Эволюция, объяснил он, это форма долгосрочной генетической оптимизации; тот же самый метод проб и ошибок. И как показал Дарвин, для свершения великого универсального акта упорядочения ошибки просто необходимы. Если бы некоторые муравьи были защищены от ошибок, то муравьиные тропы никогда бы не распрямлялись. Муравьи-разведчики могут прокладывать сколь угодно причудливые маршруты, но рабочие муравьи должны иногда ошибаться на повороте и срезать углы. Мы все занимаемся оптимизацией, когда прокладываем новый маршрут и идем по проторенной дорожке, создаем правила и нарушаем их, добиваемся успеха и ошибаемся.

* * *

Спустя три с половиной месяца я добрался до подножия горы Вашингтон в Нью-Гэмпшире. Для восхождения я выбрал Тропу Кроуфорда, по которой впервые прошел в десятилетнем возрасте. Я покорил с полдюжины вершин, на которых уже успел побывать в прошлом десятилетии: Президентские горы, Олд-Спек, Шугарлоф, Болдпейт и Бигелоузы. Последовательность гор иногда приводила меня в изумление; казалось, кто-то открыл мой детский фотоальбом и перемешал фотографии. Кроме того, горы оказались не такими большими, как я привык думать. Поход, который продолжался несколько дней, когда я был ребенком, на этот раз длился несколько часов. Это было очень странное, жуткое ощущение – то же самое ощущение возникает, когда во взрослом возрасте ты приходишь в свой детский садик.

Вместе с гордостью я испытывал смирение. Я прошел две тысячи миль, но при этом хорошо понимал, что никогда бы не забрался так далеко, опираясь исключительно на свои силы. Мой маршрут был проложен волонтерами, построившими тропу, и бесконечным потоком тех, кто прошел по ней до меня.

В походе я частенько думал в подобном ключе: противоречащие друг другу мнения и чувства спокойно уживались в моей голове. Сама природа и структура троп развивает такой образ мышления. Они стирают границы между дикостью и цивилизацией, лидерами и последователями, самим собой и окружающими, старым и новым, естественным и искусственным. Примечательно, что в буддизме Махаяны именно Срединный Путь, а не какая-либо иная метафора, является символом растворения всех двойственностей. На тропе возникает лишь одна критически важная дилемма – идти по ней или не идти. Первое означает непрерывный совместный процесс обретения смысла, второе – плавное возрастание энтропии и невозможность познания как такового.

* * *

Пятнадцатого августа, почти через пять месяцев после того, как я отправился в путь с горы Спрингер, я поднялся на вершину горы Катадин в штате Мэн. Далеко внизу, куда ни кинь взгляд, простирались зеленые леса и блестели синие пятна озер с зелеными островками. Казавшийся бесконечным дождь неожиданно закончился и небо расчистилось. Я физически чувствовал, как накопившаяся за пять месяцев влага испаряется из моих костей. Я наконец-то дошел до конца тропы.

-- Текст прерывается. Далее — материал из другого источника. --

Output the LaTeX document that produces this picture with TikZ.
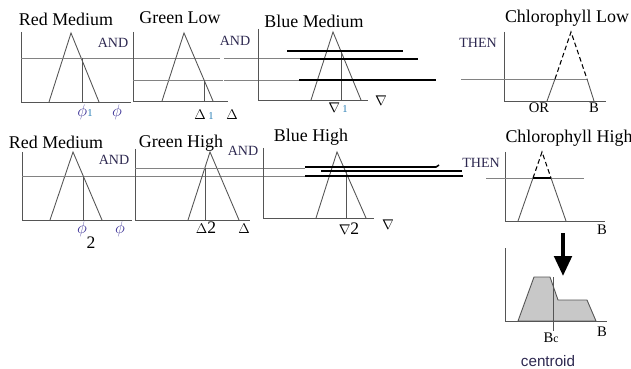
\documentclass[tikz,border=0pt]{standalone}
\usepackage{fontspec}
\setmainfont{Liberation Serif}
\newfontfamily\capfont{Liberation Sans}
\usetikzlibrary{arrows.meta}
\definecolor{axc}{RGB}{85,85,85}
\definecolor{lvc}{RGB}{130,130,130}
\definecolor{opc}{RGB}{45,40,80}
\definecolor{phc}{RGB}{60,50,150}
\definecolor{ixc}{RGB}{40,125,180}
\definecolor{arc}{RGB}{200,200,200}
% axes of one panel: #1 x of the axis, #2 top, #3 base, #4 right end
\newcommand{\axes}[4]{%
  \draw[axis] (#1,#2) -- (#1,#3) -- (#4,#3);}
% triangular set: #1 left foot, #2 apex x, #3 apex y, #4 right foot, #5 base
\newcommand{\mf}[5]{%
  \draw[tri] (#1,#5) -- (#2,#3) -- (#4,#5);}
\newcommand{\sx}[1]{{\fontsize{9}{10}\selectfont\textcolor{ixc}{#1}}}
\newcommand{\bx}[1]{{\fontsize{15}{16}\selectfont #1}}

\begin{document}
\begin{tikzpicture}[x=0.3mm, y=-0.3mm,
    axis/.style={draw=axc, line width=0.75pt},
    tri/.style={draw=axc, line width=0.75pt},
    lvl/.style={draw=lvc, line width=0.75pt},
    cut/.style={draw=black, line width=1.3pt},
    dsh/.style={draw=black, line width=0.9pt, dash pattern=on 4pt off 2.5pt},
    ttl/.style={font=\fontsize{15.3}{17}\selectfont},
    op/.style={font=\fontsize{12}{13}\selectfont, text=opc},
    lab/.style={font=\fontsize{12.5}{14}\selectfont},
    phl/.style={font=\fontsize{14.5}{16}\selectfont, text=phc},
  ]
  \useasboundingbox (0,0) rectangle (631,368);

  %% ================= first rule =================
  % Red Medium
  \axes{21}{32}{102}{131}
  \mf{49}{71}{33}{99}{102}
  \draw[lvl] (21,58) -- (220,58);
  \draw[axis] (82,58) -- (82,102);
  \node[ttl] (ttlRedA) at (66,19) {Red Medium};
  \node[op] (andRedA) at (113,43) {AND};
  \node[phl] (phiA) at (85,112) {$\phi$\sx{1}};
  \node[phl] (phiAx) at (117,112) {$\phi$};

  % Green Low
  \axes{133}{32}{101}{228}
  \mf{162}{184}{33}{213}{101}
  \draw[lvl] (133,80) -- (223,80);
  \draw[lvl] (224,58) -- (301,58);
  \draw[lvl] (224,80) -- (300,80);
  \draw[axis] (204,80) -- (204,101);
  \node[ttl] (ttlGrnA) at (180,18) {Green Low};
  \node[op] (andGrnA) at (235,41) {AND};
  \node[lab] (dltA) at (204,115) {$\Delta$\,\sx{1}};
  \node[lab] (dltAx) at (232,115) {$\Delta$};

  % Blue Medium
  \axes{258}{29}{100}{368}
  \mf{311}{333}{32}{361}{100}
  \draw[axis] (341,53) -- (341,100);
  \draw[cut, line width=1pt] (287,51) -- (403,51);
  \draw[cut] (300,59) -- (418,59);
  \draw[cut] (299,80) -- (436,80);
  \node[ttl] (ttlBluA) at (314,21) {Blue Medium};
  \node[lab] (nblA) at (338,108) {$\nabla$\,\sx{1}};
  \node[lab] (nblAx) at (381,101) {$\nabla$};

  % Chlorophyll Low
  \axes{504}{32}{101}{606}
  \draw[lvl] (461,79) -- (588,79);
  \draw[tri] (547,101) -- (555,79);
  \draw[dsh] (555,79) -- (571,32) -- (587,79);
  \draw[tri] (587,79) -- (594,101);
  \node[ttl] (ttlChlA) at (567,18) {Chlorophyll Low};
  \node[op] (thenA) at (478,43) {THEN};
  \node[lab] (orA) at (539,108) {OR};
  \node[lab] (bA) at (594,108) {B};

  %% ================= second rule =================
  % Red Medium
  \axes{22}{152}{220}{132}
  \mf{50}{73}{152}{102}{220}
  \draw[lvl] (22,176) -- (305,176);
  \draw[axis] (83,176) -- (83,220);
  \node[ttl] (ttlRedB) at (56,142) {Red Medium};
  \node[op] (andRedB) at (114,160) {AND};
  \node[phl] (phiB) at (82,229) {$\phi$};
  \node[lab] (twoB) at (91,243) {\bx{2}};
  \node[phl] (phiBx) at (120,229) {$\phi$};

  % Green High
  \axes{135}{149}{220}{250}
  \mf{188}{210}{152}{239}{220}
  \draw[lvl] (135,168) -- (305,168);
  \draw[axis] (205,168) -- (205,220);
  \node[ttl] (ttlGrnB) at (181,143) {Green High};
  \node[op] (andGrnB) at (243,151) {AND};
  \node[lab] (dltB) at (206,228) {$\Delta$\bx{2}};
  \node[lab] (dltBx) at (244,229) {$\Delta$};

  % Blue High
  \axes{263}{148}{218}{374}
  \mf{316}{337}{152}{366}{218}
  \draw[axis] (346,171) -- (346,218);
  \draw[cut] (305,167) -- (436,167) -- (439,165);
  \draw[cut] (321,171) -- (462,171);
  \draw[cut] (305,176) -- (463,176);
  \node[ttl] (ttlBluB) at (311,137) {Blue High};
  \node[lab] (nblB) at (349,229) {$\nabla$\bx{2}};
  \node[lab] (nblBx) at (388,225) {$\nabla$};

  % Chlorophyll High
  \axes{505}{152}{221}{605}
  \draw[lvl] (486,178) -- (584,178);
  \draw[tri] (518,221) -- (533,178);
  \draw[dsh] (533,178) -- (542,152) -- (551,178);
  \draw[tri] (551,178) -- (566,221);
  \draw[cut, line width=1.1pt] (533,178) -- (551,178);
  \node[ttl] (ttlChlB) at (569,138) {Chlorophyll High};
  \node[op] (thenB) at (481,163) {THEN};
  \node[lab] (bB) at (602,230) {B};

  %% ================= aggregation and centroid =================
  \coordinate (arrTop) at (563,233);
  \coordinate (arrTip) at (563,276);
  \draw[-{Triangle[width=5.2mm,length=6mm]}, line width=1.2mm] (arrTop) -- (arrTip);

  \filldraw[fill=arc, draw=axc, line width=0.75pt]
    (518,321) -- (534,277) -- (550,277) -- (558,300) -- (587,300) -- (596,321) -- cycle;
  \axes{505}{248}{321}{607}
  \draw[axis] (553,277) -- (553,331);
  \node[lab] (bc) at (551,338) {B{\fontsize{10}{11}\selectfont c}};
  \node[lab] (bC) at (602,332) {B};
  \node[font=\capfont\fontsize{13}{14}\selectfont, text=opc] (cen) at (548,361) {centroid};

\end{tikzpicture}
\end{document}
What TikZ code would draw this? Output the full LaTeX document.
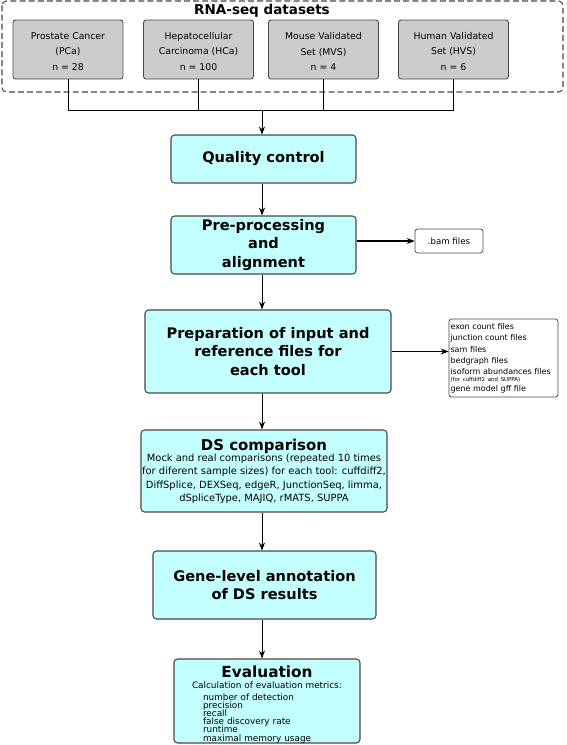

На вершине горы, в самом центре стоял культовый деревянный знак с надписью «северная точка тропы». Он был похож на святилище. Несколько групп обычных туристов почтительно расступились, когда к знаку с трепетом и благоговением по очереди начали подходить сквозные хайкеры. У каждого из них было несколько минут на то, чтобы сделать фотографию на память – кто-то из них в этот момент был возбужден, кто-то хмур, – а потом уйти и освободить место следующему хайкеру.

Когда настала моя очередь, я подошел к потрепанному всеми ветрами столбу, положил руки на табличку и поцеловал ее. Во всем происходящем было что-то сюрреалистичное; я представлял себе этот момент тысячу раз, и вот он наступил. Мы открыли с друзьями бутылку дешевого игристого вина, встряхнули ее и устроили душ из шампанского. Когда мы наконец сделали по глотку, вино было уже теплым, а газ улетучился. Всё это было неким аналогом тех чувств, что ты испытываешь, дойдя до конца тропы: суматошная радость и ощущение пустоты. Через пять месяцев все закончилось.